- **Exercise instructions**
Count every line below that contains "this", then state the total with no other output.

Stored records
○ ○ ○ ○ ○ ○ ○
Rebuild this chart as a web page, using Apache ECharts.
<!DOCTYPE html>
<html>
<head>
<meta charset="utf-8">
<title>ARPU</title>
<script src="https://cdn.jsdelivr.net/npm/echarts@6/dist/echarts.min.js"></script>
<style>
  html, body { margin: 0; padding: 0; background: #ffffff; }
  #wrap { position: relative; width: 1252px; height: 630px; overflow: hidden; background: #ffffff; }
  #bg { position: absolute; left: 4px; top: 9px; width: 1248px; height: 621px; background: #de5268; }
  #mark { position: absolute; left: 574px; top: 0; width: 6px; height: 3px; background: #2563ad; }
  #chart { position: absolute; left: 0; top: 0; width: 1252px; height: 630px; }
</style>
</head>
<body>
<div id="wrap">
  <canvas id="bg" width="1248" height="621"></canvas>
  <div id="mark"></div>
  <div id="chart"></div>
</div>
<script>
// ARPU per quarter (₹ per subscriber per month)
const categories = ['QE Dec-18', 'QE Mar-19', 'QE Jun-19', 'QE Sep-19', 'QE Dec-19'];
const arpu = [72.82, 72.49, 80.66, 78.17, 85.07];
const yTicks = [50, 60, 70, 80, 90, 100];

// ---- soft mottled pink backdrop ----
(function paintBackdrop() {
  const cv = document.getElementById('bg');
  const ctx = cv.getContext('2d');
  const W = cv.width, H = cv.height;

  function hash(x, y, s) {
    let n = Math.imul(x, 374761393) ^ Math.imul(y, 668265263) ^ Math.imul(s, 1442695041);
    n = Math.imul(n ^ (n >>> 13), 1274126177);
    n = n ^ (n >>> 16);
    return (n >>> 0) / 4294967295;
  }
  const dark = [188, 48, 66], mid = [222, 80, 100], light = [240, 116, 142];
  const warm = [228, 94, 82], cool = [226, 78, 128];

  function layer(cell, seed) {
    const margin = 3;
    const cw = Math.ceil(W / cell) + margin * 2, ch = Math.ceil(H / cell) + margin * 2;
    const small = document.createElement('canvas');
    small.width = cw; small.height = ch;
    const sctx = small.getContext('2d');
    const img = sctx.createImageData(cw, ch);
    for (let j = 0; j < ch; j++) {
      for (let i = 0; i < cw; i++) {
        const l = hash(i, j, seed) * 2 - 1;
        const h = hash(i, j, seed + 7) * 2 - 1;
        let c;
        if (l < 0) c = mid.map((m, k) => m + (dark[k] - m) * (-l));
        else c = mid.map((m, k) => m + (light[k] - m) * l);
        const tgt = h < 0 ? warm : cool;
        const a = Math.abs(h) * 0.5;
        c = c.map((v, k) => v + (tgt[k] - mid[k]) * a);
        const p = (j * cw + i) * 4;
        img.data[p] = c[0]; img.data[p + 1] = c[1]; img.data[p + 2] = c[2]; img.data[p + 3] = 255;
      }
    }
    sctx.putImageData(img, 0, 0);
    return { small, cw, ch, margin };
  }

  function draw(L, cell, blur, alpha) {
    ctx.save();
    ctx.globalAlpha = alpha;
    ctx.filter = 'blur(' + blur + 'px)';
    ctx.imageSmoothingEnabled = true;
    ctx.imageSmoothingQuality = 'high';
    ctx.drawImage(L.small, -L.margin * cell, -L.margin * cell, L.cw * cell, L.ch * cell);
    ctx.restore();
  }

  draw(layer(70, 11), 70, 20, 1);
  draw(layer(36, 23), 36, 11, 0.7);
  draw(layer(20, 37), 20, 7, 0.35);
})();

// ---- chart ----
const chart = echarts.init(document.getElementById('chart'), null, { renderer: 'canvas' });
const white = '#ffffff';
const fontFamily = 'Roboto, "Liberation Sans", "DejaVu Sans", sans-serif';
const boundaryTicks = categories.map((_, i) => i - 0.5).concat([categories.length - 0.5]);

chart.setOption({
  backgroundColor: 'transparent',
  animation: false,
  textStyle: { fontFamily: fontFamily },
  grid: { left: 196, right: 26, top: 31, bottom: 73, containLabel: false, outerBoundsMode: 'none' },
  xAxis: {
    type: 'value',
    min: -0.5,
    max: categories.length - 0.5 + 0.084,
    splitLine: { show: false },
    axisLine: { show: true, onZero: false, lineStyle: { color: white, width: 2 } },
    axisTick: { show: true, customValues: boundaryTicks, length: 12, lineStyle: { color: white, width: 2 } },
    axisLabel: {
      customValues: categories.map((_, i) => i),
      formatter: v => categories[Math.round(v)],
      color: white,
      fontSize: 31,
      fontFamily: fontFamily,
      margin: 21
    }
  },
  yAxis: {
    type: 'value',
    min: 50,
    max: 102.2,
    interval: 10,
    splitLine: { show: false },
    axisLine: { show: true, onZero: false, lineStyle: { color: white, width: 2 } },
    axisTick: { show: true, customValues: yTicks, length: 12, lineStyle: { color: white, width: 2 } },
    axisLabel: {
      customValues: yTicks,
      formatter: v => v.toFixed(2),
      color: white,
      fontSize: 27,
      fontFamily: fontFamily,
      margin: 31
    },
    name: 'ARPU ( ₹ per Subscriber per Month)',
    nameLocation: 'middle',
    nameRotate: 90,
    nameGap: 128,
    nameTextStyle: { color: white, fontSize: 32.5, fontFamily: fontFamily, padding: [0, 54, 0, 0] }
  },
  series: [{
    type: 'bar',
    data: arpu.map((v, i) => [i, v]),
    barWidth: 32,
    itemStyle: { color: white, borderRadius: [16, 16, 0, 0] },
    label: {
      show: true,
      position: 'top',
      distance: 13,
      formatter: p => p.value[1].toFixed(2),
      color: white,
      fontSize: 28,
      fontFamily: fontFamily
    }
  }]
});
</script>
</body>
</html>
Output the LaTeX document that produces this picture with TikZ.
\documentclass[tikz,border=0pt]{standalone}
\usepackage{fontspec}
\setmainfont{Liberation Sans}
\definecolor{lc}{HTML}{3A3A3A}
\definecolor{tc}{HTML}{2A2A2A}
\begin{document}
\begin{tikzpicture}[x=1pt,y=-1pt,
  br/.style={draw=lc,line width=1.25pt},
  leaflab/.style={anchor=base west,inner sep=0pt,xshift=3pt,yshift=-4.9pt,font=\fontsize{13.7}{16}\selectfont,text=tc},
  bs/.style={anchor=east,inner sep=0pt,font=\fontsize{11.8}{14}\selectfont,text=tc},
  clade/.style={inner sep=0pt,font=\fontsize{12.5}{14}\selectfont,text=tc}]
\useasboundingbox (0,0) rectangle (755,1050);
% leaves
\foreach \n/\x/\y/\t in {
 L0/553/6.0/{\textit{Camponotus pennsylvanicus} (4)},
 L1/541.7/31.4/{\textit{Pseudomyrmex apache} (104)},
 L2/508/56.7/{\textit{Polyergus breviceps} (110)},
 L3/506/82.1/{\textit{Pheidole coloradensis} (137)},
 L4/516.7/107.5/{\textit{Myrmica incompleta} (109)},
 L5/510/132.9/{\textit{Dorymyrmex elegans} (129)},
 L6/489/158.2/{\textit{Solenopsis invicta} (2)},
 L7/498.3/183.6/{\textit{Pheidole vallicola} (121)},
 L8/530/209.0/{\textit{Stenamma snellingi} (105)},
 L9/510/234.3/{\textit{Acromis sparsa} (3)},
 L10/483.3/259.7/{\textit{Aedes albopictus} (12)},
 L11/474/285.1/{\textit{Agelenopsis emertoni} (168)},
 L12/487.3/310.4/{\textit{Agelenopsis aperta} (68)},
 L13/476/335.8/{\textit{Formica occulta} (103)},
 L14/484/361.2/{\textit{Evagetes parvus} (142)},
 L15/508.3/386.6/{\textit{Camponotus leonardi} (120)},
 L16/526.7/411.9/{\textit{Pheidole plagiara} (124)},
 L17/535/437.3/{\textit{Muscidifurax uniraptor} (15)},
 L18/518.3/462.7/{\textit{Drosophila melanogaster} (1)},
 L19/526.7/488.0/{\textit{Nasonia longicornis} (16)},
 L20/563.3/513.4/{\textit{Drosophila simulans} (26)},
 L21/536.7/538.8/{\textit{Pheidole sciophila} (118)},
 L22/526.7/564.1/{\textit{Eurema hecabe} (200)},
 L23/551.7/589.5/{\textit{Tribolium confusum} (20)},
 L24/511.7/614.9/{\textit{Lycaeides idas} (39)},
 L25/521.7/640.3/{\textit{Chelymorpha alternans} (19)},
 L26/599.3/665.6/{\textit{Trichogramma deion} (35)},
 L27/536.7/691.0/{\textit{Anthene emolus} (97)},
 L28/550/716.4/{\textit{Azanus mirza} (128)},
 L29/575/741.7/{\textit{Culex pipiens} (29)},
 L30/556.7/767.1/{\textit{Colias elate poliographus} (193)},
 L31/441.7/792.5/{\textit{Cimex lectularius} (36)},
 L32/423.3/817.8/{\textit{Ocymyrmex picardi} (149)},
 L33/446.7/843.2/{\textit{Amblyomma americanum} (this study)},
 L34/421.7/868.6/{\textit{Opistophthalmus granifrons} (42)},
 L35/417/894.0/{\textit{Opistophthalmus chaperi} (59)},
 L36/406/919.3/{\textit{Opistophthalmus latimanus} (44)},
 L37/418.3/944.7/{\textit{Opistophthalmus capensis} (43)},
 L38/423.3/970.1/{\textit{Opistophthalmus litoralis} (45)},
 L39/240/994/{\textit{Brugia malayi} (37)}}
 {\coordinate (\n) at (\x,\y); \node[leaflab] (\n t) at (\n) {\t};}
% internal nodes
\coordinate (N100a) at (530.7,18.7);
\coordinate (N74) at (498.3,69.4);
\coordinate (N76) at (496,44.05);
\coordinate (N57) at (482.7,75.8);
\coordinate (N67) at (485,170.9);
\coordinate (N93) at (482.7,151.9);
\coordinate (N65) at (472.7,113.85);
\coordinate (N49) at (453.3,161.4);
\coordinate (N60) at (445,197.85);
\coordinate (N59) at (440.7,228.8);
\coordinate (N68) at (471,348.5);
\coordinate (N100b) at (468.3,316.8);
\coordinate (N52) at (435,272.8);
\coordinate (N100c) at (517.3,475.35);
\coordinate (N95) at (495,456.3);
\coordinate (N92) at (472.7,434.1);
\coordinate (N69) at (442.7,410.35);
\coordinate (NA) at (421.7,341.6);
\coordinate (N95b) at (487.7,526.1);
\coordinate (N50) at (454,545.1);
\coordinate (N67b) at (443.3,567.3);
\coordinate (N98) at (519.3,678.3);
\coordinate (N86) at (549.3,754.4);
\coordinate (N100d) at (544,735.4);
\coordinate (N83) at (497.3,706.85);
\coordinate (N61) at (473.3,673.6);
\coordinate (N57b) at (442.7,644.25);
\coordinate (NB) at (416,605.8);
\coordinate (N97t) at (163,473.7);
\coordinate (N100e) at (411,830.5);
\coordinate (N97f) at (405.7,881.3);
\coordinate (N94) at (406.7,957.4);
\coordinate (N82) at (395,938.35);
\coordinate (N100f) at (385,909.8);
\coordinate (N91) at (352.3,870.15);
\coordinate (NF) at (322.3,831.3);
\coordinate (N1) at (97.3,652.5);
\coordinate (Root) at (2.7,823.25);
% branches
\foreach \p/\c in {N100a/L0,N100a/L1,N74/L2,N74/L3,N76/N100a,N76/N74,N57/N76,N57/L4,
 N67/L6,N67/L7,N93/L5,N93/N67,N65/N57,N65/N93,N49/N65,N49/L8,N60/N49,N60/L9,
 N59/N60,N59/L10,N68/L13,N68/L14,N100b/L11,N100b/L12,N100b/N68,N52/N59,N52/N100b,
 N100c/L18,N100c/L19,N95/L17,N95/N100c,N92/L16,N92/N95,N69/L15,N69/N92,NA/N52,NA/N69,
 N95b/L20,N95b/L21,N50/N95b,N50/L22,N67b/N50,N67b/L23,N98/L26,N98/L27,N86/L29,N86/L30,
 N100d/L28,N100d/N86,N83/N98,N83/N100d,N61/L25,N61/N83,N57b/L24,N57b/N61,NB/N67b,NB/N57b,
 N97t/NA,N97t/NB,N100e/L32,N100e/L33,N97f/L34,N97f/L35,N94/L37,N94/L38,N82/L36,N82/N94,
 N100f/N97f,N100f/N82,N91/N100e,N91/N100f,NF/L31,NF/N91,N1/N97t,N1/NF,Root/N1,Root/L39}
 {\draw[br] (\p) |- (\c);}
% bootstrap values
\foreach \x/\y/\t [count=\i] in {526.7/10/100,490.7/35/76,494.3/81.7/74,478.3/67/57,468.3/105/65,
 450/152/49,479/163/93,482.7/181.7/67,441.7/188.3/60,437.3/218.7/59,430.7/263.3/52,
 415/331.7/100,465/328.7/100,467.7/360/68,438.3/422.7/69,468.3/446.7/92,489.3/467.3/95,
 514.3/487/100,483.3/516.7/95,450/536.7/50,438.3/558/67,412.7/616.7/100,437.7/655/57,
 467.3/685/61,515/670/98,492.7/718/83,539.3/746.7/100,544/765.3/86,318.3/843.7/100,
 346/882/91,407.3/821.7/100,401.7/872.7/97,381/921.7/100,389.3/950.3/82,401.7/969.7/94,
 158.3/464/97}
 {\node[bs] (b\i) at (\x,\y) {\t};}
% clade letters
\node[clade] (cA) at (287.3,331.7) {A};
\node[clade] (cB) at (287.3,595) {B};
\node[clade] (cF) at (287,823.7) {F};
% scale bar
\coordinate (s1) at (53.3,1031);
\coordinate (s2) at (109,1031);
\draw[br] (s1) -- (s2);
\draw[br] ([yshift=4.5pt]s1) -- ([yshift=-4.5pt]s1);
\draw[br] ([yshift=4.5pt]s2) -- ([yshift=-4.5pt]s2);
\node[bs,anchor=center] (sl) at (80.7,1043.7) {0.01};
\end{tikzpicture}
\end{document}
○ ○ ○ ○ ○ ○ ○
- **The reply**
3